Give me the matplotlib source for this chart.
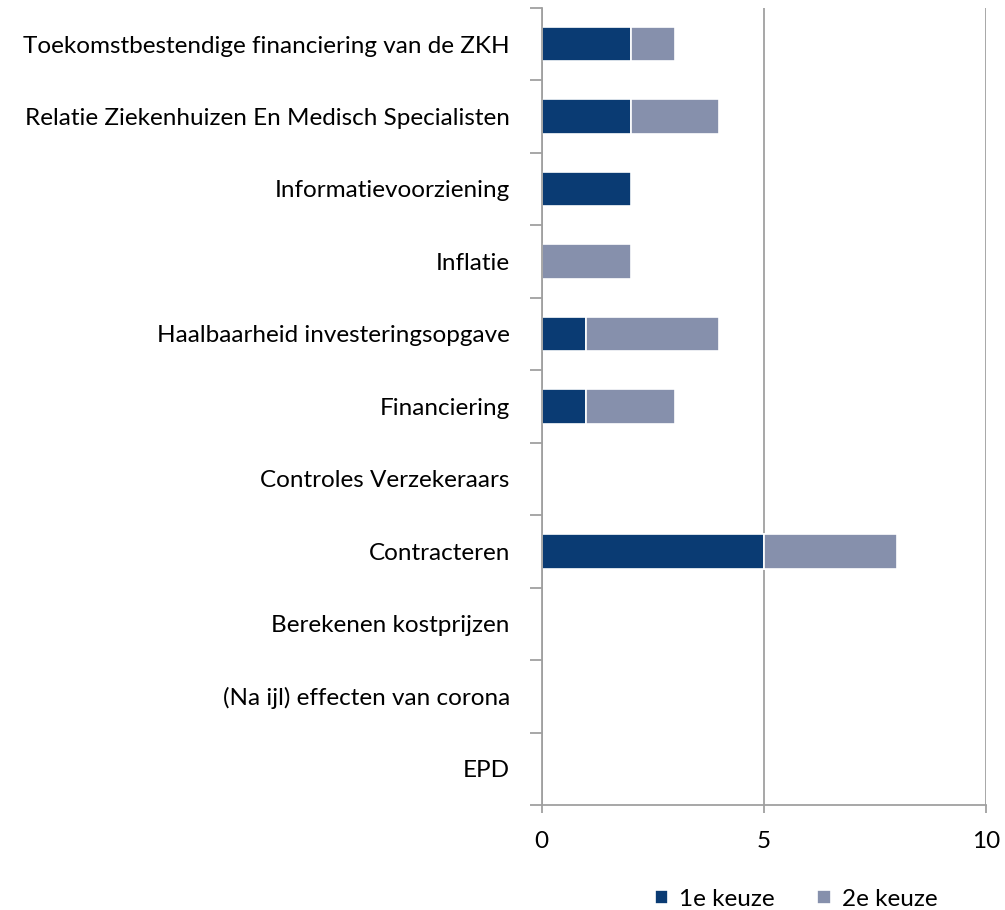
import numpy as np
import matplotlib.pyplot as plt

# Onderwerpen (van boven naar beneden) en aantal keer gekozen
onderwerpen = [
    "Toekomstbestendige financiering van de ZKH",
    "Relatie Ziekenhuizen En Medisch Specialisten",
    "Informatievoorziening",
    "Inflatie",
    "Haalbaarheid investeringsopgave",
    "Financiering",
    "Controles Verzekeraars",
    "Contracteren",
    "Berekenen kostprijzen",
    "(Na ijl) effecten van corona",
    "EPD",
]
keuze_1 = [2, 2, 2, 0, 1, 1, 0, 5, 0, 0, 0]
keuze_2 = [1, 2, 0, 2, 3, 2, 0, 3, 0, 0, 0]
x_ticks = [0, 5, 10]

DONKER = "#0A3B73"
LICHT = "#8690AC"
GRIJS = "#A0A0A0"
FS = 17.5

plt.rcParams["font.family"] = ["Lato", "DejaVu Sans"]

fig = plt.figure(figsize=(10.05, 9.1), dpi=100)
ax = fig.add_axes([0.539, 0.1154, 0.442, 0.876])

y = np.arange(len(onderwerpen))
# geen witte rand om lege balken, anders valt de as weg
rand_1 = [1.2 if v > 0 else 0 for v in keuze_1]
rand_2 = [1.2 if v > 0 else 0 for v in keuze_2]
ax.barh(y, keuze_1, height=0.48, color=DONKER, edgecolor="white", linewidth=rand_1,
        label="1e keuze", zorder=3)
ax.barh(y, keuze_2, left=keuze_1, height=0.48, color=LICHT, edgecolor="white",
        linewidth=rand_2, label="2e keuze", zorder=3)

ax.set_xlim(0, 10)
ax.set_ylim(len(onderwerpen) - 0.5, -0.5)

ax.set_xticks(x_ticks)
ax.set_xticklabels([str(t) for t in x_ticks], fontsize=FS)
ax.tick_params(axis="x", length=6, width=1.3, color=GRIJS, pad=13)

ax.set_yticks(y)
ax.set_yticklabels(onderwerpen, fontsize=FS)
ax.tick_params(axis="y", which="major", length=0, pad=23)
ax.set_yticks(np.arange(-0.5, len(onderwerpen)), minor=True)
ax.tick_params(axis="y", which="minor", length=9, width=1.3, color=GRIJS)

ax.grid(axis="x", color=GRIJS, linewidth=1.3, zorder=0)
for side in ["top", "right"]:
    ax.spines[side].set_visible(False)
for side in ["left", "bottom"]:
    ax.spines[side].set_color(GRIJS)
    ax.spines[side].set_linewidth(1.3)
    ax.spines[side].set_zorder(4)

fig.legend(*ax.get_legend_handles_labels(), loc="center",
           bbox_to_anchor=(0.792, 0.012), ncol=2, frameon=False,
           fontsize=FS, handlelength=0.55, handleheight=0.55, handletextpad=0.45,
           columnspacing=1.75)

fig.savefig("out.png", dpi=100)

* **YOUR TASK**: Pictures stay out. Repeat only the lines from the beginning of the data through the line that has "import matplotlib.pyplot as plt".

* **RESPONSE TO THE EXERCISE**:
Give me the matplotlib source for this chart.
import numpy as np
import matplotlib.pyplot as plt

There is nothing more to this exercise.